The first step for creating an IRM plan is to define your organization’s objectives. Unfortunately, most organizations fail to integrate risk and don’t recognize it when defining their objectives. Needless to say, it’s important to not only outline the risks that may threaten your organization but also to integrate those risks when defining your business objectives. You can accomplish this by using SWOT analysis. 

Identify Strategic Risks 

As your organization attempts to achieve its strategic goals, internal and external factors can hinder or prevent it from realizing them. This is referred to as a strategic risk. The first step to managing strategic risks is to identify them. Create a list of the strategic risks that your organization faces to understand them better and determine how to respond to them.
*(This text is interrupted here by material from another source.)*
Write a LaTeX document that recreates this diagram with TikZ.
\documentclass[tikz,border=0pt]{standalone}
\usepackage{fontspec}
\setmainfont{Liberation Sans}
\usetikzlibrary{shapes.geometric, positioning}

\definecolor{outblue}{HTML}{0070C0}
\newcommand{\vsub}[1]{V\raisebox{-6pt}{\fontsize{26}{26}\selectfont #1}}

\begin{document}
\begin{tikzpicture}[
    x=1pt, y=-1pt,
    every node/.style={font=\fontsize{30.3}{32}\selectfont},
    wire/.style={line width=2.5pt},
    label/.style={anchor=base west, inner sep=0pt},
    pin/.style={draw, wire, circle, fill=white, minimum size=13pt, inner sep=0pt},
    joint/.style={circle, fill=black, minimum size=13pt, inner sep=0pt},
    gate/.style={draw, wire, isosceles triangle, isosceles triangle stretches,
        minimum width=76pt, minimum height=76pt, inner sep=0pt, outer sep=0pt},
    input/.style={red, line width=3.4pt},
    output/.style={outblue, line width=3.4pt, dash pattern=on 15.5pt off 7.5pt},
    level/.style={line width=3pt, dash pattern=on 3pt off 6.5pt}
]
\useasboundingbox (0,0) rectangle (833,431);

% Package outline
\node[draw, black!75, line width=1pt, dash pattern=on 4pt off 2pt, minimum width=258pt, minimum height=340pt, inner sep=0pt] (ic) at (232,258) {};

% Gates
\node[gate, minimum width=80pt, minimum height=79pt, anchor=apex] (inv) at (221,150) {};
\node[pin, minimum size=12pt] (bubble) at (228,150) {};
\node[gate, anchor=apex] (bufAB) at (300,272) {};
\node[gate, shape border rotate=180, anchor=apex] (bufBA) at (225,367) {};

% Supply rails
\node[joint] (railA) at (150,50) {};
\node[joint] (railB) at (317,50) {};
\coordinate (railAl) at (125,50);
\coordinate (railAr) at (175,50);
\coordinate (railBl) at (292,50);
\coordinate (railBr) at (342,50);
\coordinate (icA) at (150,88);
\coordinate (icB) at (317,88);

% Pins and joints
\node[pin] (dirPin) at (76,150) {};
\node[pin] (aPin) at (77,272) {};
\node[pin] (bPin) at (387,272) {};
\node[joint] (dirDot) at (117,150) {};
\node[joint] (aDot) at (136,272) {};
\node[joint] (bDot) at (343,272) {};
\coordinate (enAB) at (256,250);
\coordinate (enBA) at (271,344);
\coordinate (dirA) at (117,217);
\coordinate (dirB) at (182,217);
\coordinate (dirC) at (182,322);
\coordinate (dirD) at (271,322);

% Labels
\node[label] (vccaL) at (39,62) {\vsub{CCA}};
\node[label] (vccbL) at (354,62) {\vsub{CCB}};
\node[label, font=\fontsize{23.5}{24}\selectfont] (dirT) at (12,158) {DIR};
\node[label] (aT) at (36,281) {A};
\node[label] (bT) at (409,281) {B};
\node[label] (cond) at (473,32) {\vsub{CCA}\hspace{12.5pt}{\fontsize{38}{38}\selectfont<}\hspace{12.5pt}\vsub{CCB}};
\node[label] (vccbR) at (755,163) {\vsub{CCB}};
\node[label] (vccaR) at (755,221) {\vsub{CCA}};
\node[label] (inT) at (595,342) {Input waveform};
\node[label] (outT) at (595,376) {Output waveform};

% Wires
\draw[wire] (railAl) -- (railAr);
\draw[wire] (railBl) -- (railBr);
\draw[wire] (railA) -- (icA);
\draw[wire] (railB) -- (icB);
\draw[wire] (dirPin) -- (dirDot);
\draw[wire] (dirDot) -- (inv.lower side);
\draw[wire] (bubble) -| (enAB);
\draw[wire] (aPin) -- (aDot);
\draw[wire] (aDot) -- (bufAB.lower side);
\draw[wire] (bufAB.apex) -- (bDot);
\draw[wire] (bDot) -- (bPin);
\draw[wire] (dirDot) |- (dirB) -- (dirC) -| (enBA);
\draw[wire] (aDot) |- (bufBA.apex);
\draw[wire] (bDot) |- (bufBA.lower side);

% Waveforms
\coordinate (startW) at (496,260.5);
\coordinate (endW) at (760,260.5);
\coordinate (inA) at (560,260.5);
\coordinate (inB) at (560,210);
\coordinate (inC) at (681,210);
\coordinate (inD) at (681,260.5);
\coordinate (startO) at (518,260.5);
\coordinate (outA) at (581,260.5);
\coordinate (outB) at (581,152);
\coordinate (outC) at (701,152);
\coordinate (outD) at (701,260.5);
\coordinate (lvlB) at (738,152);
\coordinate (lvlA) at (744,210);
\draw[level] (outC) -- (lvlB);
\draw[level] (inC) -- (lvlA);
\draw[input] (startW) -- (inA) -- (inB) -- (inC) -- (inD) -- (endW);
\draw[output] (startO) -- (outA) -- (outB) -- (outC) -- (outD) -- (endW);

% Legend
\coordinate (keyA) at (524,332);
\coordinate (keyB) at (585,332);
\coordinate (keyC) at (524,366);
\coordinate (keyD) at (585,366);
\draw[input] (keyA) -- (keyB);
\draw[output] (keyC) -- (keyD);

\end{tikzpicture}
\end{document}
Strategic risks often arise from various sources, including the following: 

  • Industry or market changes 
  • Changes in demand or customers 
  • Acquisition, mergers, and other competition 
  • Equipment failure and IT disaster 
  • Reputation damage 
  • Human resource or staffing issues 
  • Financial issues such as cost pressures 

Where there are chances of any of the above strategic risks occurring, you should prepare a robust response. 
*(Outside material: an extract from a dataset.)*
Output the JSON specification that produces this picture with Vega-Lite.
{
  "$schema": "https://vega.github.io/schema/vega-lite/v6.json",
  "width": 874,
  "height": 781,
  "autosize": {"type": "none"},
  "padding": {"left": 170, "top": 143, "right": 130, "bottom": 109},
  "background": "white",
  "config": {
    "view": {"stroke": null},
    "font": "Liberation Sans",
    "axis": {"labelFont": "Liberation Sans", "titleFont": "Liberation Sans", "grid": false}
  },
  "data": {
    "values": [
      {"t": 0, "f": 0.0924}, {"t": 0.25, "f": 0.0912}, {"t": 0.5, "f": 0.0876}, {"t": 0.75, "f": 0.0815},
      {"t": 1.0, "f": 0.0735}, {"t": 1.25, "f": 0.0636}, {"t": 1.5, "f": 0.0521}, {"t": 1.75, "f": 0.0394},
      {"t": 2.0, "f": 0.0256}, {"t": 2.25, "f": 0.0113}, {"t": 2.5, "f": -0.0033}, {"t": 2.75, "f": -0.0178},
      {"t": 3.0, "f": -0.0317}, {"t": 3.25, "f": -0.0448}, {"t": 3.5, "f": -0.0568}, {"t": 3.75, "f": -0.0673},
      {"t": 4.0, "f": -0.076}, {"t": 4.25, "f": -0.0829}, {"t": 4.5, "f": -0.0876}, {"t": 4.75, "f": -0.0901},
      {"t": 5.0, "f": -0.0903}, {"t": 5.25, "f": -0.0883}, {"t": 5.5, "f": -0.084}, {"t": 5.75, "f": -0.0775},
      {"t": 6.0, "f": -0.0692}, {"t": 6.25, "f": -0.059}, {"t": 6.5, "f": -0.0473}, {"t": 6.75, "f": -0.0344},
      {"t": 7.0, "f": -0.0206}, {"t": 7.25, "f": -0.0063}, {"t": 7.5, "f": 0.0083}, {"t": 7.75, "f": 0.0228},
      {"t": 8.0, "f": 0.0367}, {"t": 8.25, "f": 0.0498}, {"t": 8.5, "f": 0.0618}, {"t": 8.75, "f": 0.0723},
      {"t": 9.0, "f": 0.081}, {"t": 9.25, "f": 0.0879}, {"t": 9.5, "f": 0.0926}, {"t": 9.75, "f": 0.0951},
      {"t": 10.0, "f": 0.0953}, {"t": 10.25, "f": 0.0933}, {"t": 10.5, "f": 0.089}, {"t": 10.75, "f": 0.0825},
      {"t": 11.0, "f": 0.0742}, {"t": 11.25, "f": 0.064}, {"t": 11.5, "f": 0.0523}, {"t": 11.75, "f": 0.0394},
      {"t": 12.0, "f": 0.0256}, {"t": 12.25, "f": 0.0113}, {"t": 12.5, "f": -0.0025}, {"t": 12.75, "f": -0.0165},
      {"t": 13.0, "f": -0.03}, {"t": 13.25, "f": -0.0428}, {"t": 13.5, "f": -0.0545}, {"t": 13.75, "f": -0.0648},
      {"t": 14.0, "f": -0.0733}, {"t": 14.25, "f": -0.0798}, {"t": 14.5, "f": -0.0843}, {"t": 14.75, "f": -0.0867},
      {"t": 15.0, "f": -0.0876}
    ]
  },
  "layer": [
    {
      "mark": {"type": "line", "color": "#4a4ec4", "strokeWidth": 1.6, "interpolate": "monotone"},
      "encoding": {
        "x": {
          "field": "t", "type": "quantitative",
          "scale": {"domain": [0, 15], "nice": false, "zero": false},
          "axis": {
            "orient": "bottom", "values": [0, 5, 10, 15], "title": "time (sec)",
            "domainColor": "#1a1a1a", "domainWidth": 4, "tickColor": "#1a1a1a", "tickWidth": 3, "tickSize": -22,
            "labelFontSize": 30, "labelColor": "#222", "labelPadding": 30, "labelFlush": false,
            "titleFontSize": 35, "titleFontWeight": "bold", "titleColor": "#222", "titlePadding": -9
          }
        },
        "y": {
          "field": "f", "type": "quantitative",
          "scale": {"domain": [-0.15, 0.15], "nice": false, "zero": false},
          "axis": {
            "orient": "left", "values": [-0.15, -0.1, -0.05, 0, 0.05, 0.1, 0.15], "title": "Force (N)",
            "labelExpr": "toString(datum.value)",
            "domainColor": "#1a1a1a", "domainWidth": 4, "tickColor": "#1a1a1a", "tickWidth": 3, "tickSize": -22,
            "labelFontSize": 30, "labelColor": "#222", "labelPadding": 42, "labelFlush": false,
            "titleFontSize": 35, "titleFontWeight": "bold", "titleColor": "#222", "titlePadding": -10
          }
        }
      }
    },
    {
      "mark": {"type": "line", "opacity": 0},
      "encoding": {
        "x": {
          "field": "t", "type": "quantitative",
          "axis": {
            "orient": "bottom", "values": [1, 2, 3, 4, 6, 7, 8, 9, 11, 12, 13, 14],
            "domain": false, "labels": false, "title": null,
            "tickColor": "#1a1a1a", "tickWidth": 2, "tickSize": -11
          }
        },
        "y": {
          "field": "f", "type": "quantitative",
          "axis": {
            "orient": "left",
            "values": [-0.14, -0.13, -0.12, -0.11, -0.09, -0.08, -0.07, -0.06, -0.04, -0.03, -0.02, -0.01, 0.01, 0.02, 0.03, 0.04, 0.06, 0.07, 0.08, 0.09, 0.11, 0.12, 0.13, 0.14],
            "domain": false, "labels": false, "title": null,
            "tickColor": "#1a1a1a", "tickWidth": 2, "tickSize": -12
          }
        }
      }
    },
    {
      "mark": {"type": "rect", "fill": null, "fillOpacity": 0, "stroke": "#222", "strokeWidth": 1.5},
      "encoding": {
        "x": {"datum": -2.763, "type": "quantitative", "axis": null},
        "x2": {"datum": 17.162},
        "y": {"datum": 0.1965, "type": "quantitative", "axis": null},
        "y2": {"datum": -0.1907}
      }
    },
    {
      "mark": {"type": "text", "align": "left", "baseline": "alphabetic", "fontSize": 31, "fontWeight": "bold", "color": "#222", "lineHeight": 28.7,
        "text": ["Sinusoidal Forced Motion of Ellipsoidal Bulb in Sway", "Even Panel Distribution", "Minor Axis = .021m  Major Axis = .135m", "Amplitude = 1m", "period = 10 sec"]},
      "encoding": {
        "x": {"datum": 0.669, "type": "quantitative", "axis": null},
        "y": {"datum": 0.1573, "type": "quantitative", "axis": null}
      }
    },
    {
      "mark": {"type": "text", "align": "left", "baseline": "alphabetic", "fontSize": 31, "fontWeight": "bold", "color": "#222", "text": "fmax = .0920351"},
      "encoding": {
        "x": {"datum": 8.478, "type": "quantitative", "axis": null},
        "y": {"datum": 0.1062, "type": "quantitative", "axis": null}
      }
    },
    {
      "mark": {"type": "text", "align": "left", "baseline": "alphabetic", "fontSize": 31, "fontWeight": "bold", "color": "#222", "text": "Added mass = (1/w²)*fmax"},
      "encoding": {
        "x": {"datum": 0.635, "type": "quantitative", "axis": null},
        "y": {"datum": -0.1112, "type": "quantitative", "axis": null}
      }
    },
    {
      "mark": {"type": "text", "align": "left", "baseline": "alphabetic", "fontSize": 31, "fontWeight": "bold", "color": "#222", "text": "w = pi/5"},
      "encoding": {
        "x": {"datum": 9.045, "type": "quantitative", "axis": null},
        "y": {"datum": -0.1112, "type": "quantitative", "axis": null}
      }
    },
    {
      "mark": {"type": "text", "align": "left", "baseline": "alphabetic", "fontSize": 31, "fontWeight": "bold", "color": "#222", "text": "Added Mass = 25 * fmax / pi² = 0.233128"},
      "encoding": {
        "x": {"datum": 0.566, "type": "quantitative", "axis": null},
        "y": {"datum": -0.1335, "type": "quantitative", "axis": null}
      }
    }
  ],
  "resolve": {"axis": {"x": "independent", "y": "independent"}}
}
Allocate Resources at the Operational Level 

Upon identifying your strategic risks and deciding on a strategy, you will need to align all teams and people with it. To ensure that your strategy succeeds, you should allocate your resources accordingly. This means channeling more resources to more risk-averse areas to help prevent those risks from happening. You should, however, be ready for any consequences: some organizations may have to make do with fewer resources at the expense of those contributing most to your strategic objectives. How well you allocate resources will determine how effective your integrated risk management plan will be. 

Align Your Incentive Structure 

Your people will be more motivated to implement your IRM strategy when you incentivize them. You need to redefine your incentive structure by ensuring that the incentive for senior managers and middle management aligns with the risks they own. This is vital in effectively executing your strategy since it eliminates any internal conflicts. 

Measure Your Risks and Develop Plans for Monitoring and Reviewing Them 

You can measure your risks based on the money needed to cover unforeseen losses. Alternatively, you could use the risk-adjusted return on the capital metric. You should also develop measures for monitoring and reviewing the various risks that your organization faces. This way, you can respond to those risks before they occur. 

Wrapping Up 

Modern organizations have solutions for detecting threats, risks, operational vulnerabilities, and compliance failures. One such tool is an integrated risk management plan. By creating and implementing a sound integrated risk management plan, organizations can better position themselves to face unforeseen events. An effective IRM plan can allow an organization to standardize risk management activities, gain insights into risks and how they affect business performance, cut the time spent managing risks, and improve the effectiveness with which various risks are mitigated.